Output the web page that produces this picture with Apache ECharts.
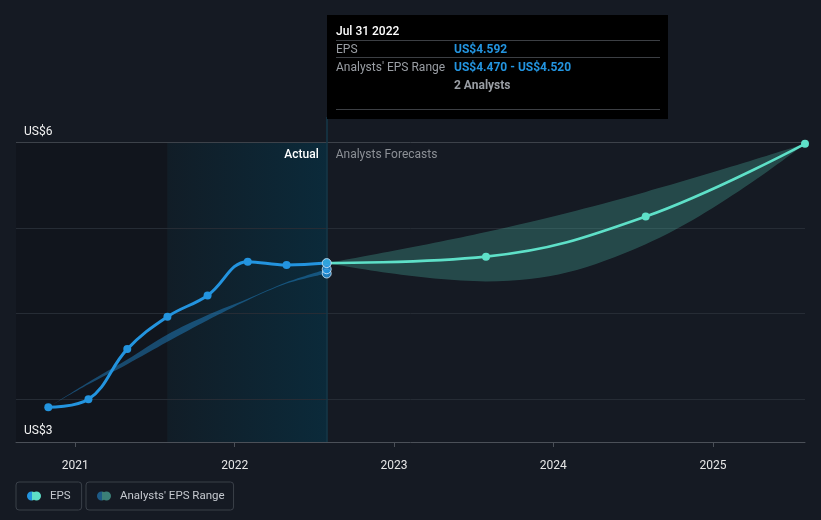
<!DOCTYPE html>
<html><head><meta charset="utf-8">
<script src="https://cdn.jsdelivr.net/npm/echarts@6/dist/echarts.min.js"></script>
<style>html,body{margin:0;padding:0;background:#151a23;}#chart{width:821px;height:520px;}</style>
</head><body><div id="chart"></div>
<script>
// ---- data ----
const histDates = ['2020-10-31','2021-01-31','2021-04-30','2021-07-31','2021-10-31','2022-01-31','2022-04-30','2022-07-31'];
const histEps = [2.906, 3.0, 3.586, 3.965, 4.214, 4.609, 4.569, 4.592];
const histRangeLow = [2.906, 3.175, 3.41, 3.672, 3.925, 4.158, 4.352, 4.47];
const histRangeHigh = [2.906, 3.2, 3.465, 3.758, 3.985, 4.175, 4.368, 4.52];
const fcDates = ['2022-07-31','2023-07-31','2024-07-31','2025-07-31'];
const fcEps = [4.592, 4.667, 5.136, 5.986];
const fcLow = [4.592, 4.378, 4.811, 5.986];
const fcHigh = [4.592, 4.956, 5.424, 5.986];
const yGridValues = [3, 4, 5, 6];
const yLabelValues = [2.5, 6];
const yLabels = ['US$3', 'US$6'];
const xRange = ['2020-08-18', '2025-07-31'];
const actualStart = '2021-07-31';
const forecastStart = '2022-07-31';
const tipIndex = 7;
const tipAnalysts = 2;
const monthNames = ['Jan','Feb','Mar','Apr','May','Jun','Jul','Aug','Sep','Oct','Nov','Dec'];
const labelsText = {actual: 'Actual', forecast: 'Analysts Forecasts', eps: 'EPS', range: "Analysts' EPS Range"};

// ---- styles ----
const BLUE = '#2394df', TEAL = '#5ee0c8';
const FONT = 'Roboto, "Noto Sans", sans-serif';
const twoDots = 'path://M0,4.5A4.5,4.5,0,1,0,9,4.5A4.5,4.5,0,1,0,0,4.5ZM5,4.5A4.5,4.5,0,1,0,14,4.5A4.5,4.5,0,1,0,5,4.5Z';
function split(c1, c2) {
  return {type:'linear', x:0, y:0, x2:1, y2:0, colorStops:[
    {offset:0, color:c1},{offset:0.36, color:c1},{offset:0.36, color:c2},{offset:1, color:c2}]};
}
const diff = (hi, lo) => hi.map((v, i) => +(v - lo[i]).toFixed(4));
const pairs = (xs, ys) => xs.map((x, i) => [x, ys[i]]);

function fmtDate(s) {
  const p = s.split('-');
  return monthNames[+p[1] - 1] + ' ' + (+p[2]) + ' ' + p[0];
}
function money(v) { return 'US$' + v.toFixed(3); }

const tipHtml = () => {
  const sep = 'border-bottom:1px solid #3c3f44;';
  const lab = 'display:inline-block;width:118px;color:#9a9ea4;';
  const val = 'color:' + BLUE + ';font-weight:bold;';
  return '<div style="width:324px;padding:0 8px 9px 9px;font-family:' + FONT.replace(/"/g, "'") + ';font-size:12px;">' +
    '<div style="color:#fff;font-weight:500;height:25px;line-height:32px;' + sep + '">' + fmtDate(histDates[tipIndex]) + '</div>' +
    '<div style="height:16px;line-height:16px;' + sep + '"><span style="' + lab + '">EPS</span><span style="' + val + '">' + money(histEps[tipIndex]) + '</span></div>' +
    '<div style="height:16px;line-height:18px;"><span style="' + lab + '">' + labelsText.range + '</span><span style="' + val + '">' + money(histRangeLow[tipIndex]) + ' - ' + money(histRangeHigh[tipIndex]) + '</span></div>' +
    '<div style="height:17px;line-height:22px;"><span style="display:inline-block;width:118px;"></span><span style="color:#9a9ea4;font-weight:bold;">' + tipAnalysts + ' Analysts</span></div>' +
    '<div style="height:18px;' + sep + '"></div>' +
    '</div>';
};

const chart = echarts.init(document.getElementById('chart'), null, {renderer: 'canvas'});
const legendBase = {
  top: 482, itemWidth: 14, itemHeight: 9,
  borderColor: '#3a4049', borderWidth: 1, borderRadius: 3, selectedMode: false,
  textStyle: {color: '#c5c9cf', fontSize: 11.5, fontFamily: FONT, padding: [0, 0, 0, 4]}
};

const option = {
  backgroundColor: '#151a23',
  animation: false,
  textStyle: {fontFamily: FONT},
  grid: {left: 16, right: 16, top: 117, bottom: 78, containLabel: false},
  legend: [
    Object.assign({}, legendBase, {left: 16, padding: [8, 11, 8, 11], data: [{name: labelsText.eps, icon: twoDots, itemStyle: {color: split(BLUE, TEAL)}}]}),
    Object.assign({}, legendBase, {left: 86, padding: [8, 9, 8, 11], data: [{name: labelsText.range, icon: twoDots, itemStyle: {color: split('#1d5a86', '#3b8078')}}]})
  ],
  tooltip: {
    trigger: 'item', triggerOn: 'none', alwaysShowContent: true, transitionDuration: 0,
    backgroundColor: '#000', borderWidth: 0, padding: 0,
    extraCssText: 'box-shadow:none;border-radius:0;',
    position: (point) => [point[0], 15],
    formatter: tipHtml
  },
  xAxis: {
    type: 'time', min: xRange[0], max: xRange[1],
    minInterval: 365 * 86400000,
    axisLine: {lineStyle: {color: '#4b5058', width: 1}},
    axisTick: {show: true, length: 5, lineStyle: {color: '#4b5058'}},
    axisLabel: {formatter: '{yyyy}', color: '#e6e6e6', fontSize: 12, margin: 18, showMinLabel: false, showMaxLabel: false, fontFamily: FONT},
    splitLine: {show: false}
  },
  yAxis: {
    type: 'value', min: 2.5, max: 6.3,
    splitLine: {show: false}, axisLine: {show: false}, axisTick: {show: false},
    axisLabel: {
      inside: true, customValues: yLabelValues,
      formatter: (v) => yLabels[yLabelValues.indexOf(v)],
      color: '#f2f2f2', fontSize: 12, fontFamily: FONT, verticalAlign: 'bottom', margin: 8, padding: [0, 0, 5, 0]
    }
  },
  series: [
    {
      name: '__frame', type: 'line', data: [], silent: true, z: 0,
      markArea: {
        silent: true, z: 0,
        data: [
          [{xAxis: xRange[0], yAxis: 2.5, itemStyle: {color: 'rgba(0,0,0,0.16)'}}, {xAxis: actualStart, yAxis: 6}],
          [{xAxis: actualStart, yAxis: 2.5,
            itemStyle: {color: {type:'linear', x:0, y:0, x2:1, y2:0, colorStops:[{offset:0, color:'#111d27'},{offset:1, color:'#0b2a3a'}]}},
            label: {show: true, position: 'insideTopRight', distance: 0, padding: [6, 8, 0, 0], formatter: labelsText.actual, color: '#ffffff', fontSize: 12, fontWeight: 500, fontFamily: FONT}},
           {xAxis: forecastStart, yAxis: 6}],
          [{xAxis: forecastStart, yAxis: 2.5, itemStyle: {color: 'rgba(0,0,0,0)'},
            label: {show: true, position: 'insideTopLeft', distance: 0, padding: [6, 0, 0, 9], formatter: labelsText.forecast, color: '#8c9096', fontSize: 12, fontFamily: FONT}},
           {xAxis: xRange[1], yAxis: 6}]
        ]
      },
      markLine: {
        silent: true, z: 1, symbol: ['none', 'none'], label: {show: false},
        data: yGridValues.map(v => ({yAxis: v, lineStyle: {color: v === 6 ? '#3d424a' : '#262c35', width: 1, type: 'solid'}}))
          .concat([{xAxis: forecastStart, lineStyle: {color: '#15384a', width: 1.5, type: 'solid'}}])
      }
    },
    {name: '__hlow', type: 'line', stack: 'hist', data: pairs(histDates, histRangeLow), symbol: 'none', smooth: 0.3, lineStyle: {width: 0, opacity: 0}, silent: true, z: 2},
    {name: labelsText.range, type: 'line', stack: 'hist', data: pairs(histDates, diff(histRangeHigh, histRangeLow)), symbol: 'none', smooth: 0.3,
      lineStyle: {width: 0, opacity: 0}, areaStyle: {color: 'rgba(35,148,223,0.42)', opacity: 1}, silent: true, z: 2, color: '#1d5a86'},
    {name: '__flow', type: 'line', stack: 'fc', data: pairs(fcDates, fcLow), symbol: 'none', smooth: 0.4, lineStyle: {width: 0, opacity: 0}, silent: true, z: 2},
    {name: labelsText.range, type: 'line', stack: 'fc', data: pairs(fcDates, diff(fcHigh, fcLow)), symbol: 'none', smooth: 0.4,
      lineStyle: {width: 0, opacity: 0}, areaStyle: {color: 'rgba(94,224,200,0.24)', opacity: 1}, silent: true, z: 2, color: '#3b8078'},
    {name: labelsText.eps, type: 'line', data: pairs(histDates, histEps), smooth: 0.4, symbol: 'circle', symbolSize: 8, showSymbol: true,
      lineStyle: {color: BLUE, width: 3}, itemStyle: {color: BLUE}, color: BLUE, z: 4, silent: true},
    {name: labelsText.eps, type: 'line', data: pairs(fcDates, fcEps), smooth: 0.4, symbol: 'circle', symbolSize: 8, showSymbol: true,
      lineStyle: {color: TEAL, width: 2.6}, itemStyle: {color: TEAL}, color: TEAL, z: 4, silent: true},
    {name: '__tip', type: 'scatter', z: 6, symbolSize: 9,
      itemStyle: {color: BLUE, borderColor: '#d6ebfa', borderWidth: 1},
      data: [[histDates[tipIndex], histRangeLow[tipIndex]], [histDates[tipIndex], histRangeHigh[tipIndex]], [histDates[tipIndex], histEps[tipIndex]]]}
  ]
};
chart.setOption(option);
chart.dispatchAction({type: 'showTip', seriesIndex: 7, dataIndex: 2});
</script></body></html>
-*-
WHAT TO PRODUCE: Reproduce the data above word for word from its first line through the line that holds "return 'US$' +", both ends included; skip pictures.

CORRECT OUTPUT:
Output the web page that produces this picture with Apache ECharts.
<!DOCTYPE html>
<html><head><meta charset="utf-8">
<script src="https://cdn.jsdelivr.net/npm/echarts@6/dist/echarts.min.js"></script>
<style>html,body{margin:0;padding:0;background:#151a23;}#chart{width:821px;height:520px;}</style>
</head><body><div id="chart"></div>
<script>
// ---- data ----
const histDates = ['2020-10-31','2021-01-31','2021-04-30','2021-07-31','2021-10-31','2022-01-31','2022-04-30','2022-07-31'];
const histEps = [2.906, 3.0, 3.586, 3.965, 4.214, 4.609, 4.569, 4.592];
const histRangeLow = [2.906, 3.175, 3.41, 3.672, 3.925, 4.158, 4.352, 4.47];
const histRangeHigh = [2.906, 3.2, 3.465, 3.758, 3.985, 4.175, 4.368, 4.52];
const fcDates = ['2022-07-31','2023-07-31','2024-07-31','2025-07-31'];
const fcEps = [4.592, 4.667, 5.136, 5.986];
const fcLow = [4.592, 4.378, 4.811, 5.986];
const fcHigh = [4.592, 4.956, 5.424, 5.986];
const yGridValues = [3, 4, 5, 6];
const yLabelValues = [2.5, 6];
const yLabels = ['US$3', 'US$6'];
const xRange = ['2020-08-18', '2025-07-31'];
const actualStart = '2021-07-31';
const forecastStart = '2022-07-31';
const tipIndex = 7;
const tipAnalysts = 2;
const monthNames = ['Jan','Feb','Mar','Apr','May','Jun','Jul','Aug','Sep','Oct','Nov','Dec'];
const labelsText = {actual: 'Actual', forecast: 'Analysts Forecasts', eps: 'EPS', range: "Analysts' EPS Range"};

// ---- styles ----
const BLUE = '#2394df', TEAL = '#5ee0c8';
const FONT = 'Roboto, "Noto Sans", sans-serif';
const twoDots = 'path://M0,4.5A4.5,4.5,0,1,0,9,4.5A4.5,4.5,0,1,0,0,4.5ZM5,4.5A4.5,4.5,0,1,0,14,4.5A4.5,4.5,0,1,0,5,4.5Z';
function split(c1, c2) {
  return {type:'linear', x:0, y:0, x2:1, y2:0, colorStops:[
    {offset:0, color:c1},{offset:0.36, color:c1},{offset:0.36, color:c2},{offset:1, color:c2}]};
}
const diff = (hi, lo) => hi.map((v, i) => +(v - lo[i]).toFixed(4));
const pairs = (xs, ys) => xs.map((x, i) => [x, ys[i]]);

function fmtDate(s) {
  const p = s.split('-');
  return monthNames[+p[1] - 1] + ' ' + (+p[2]) + ' ' + p[0];
}
function money(v) { return 'US$' + v.toFixed(3); }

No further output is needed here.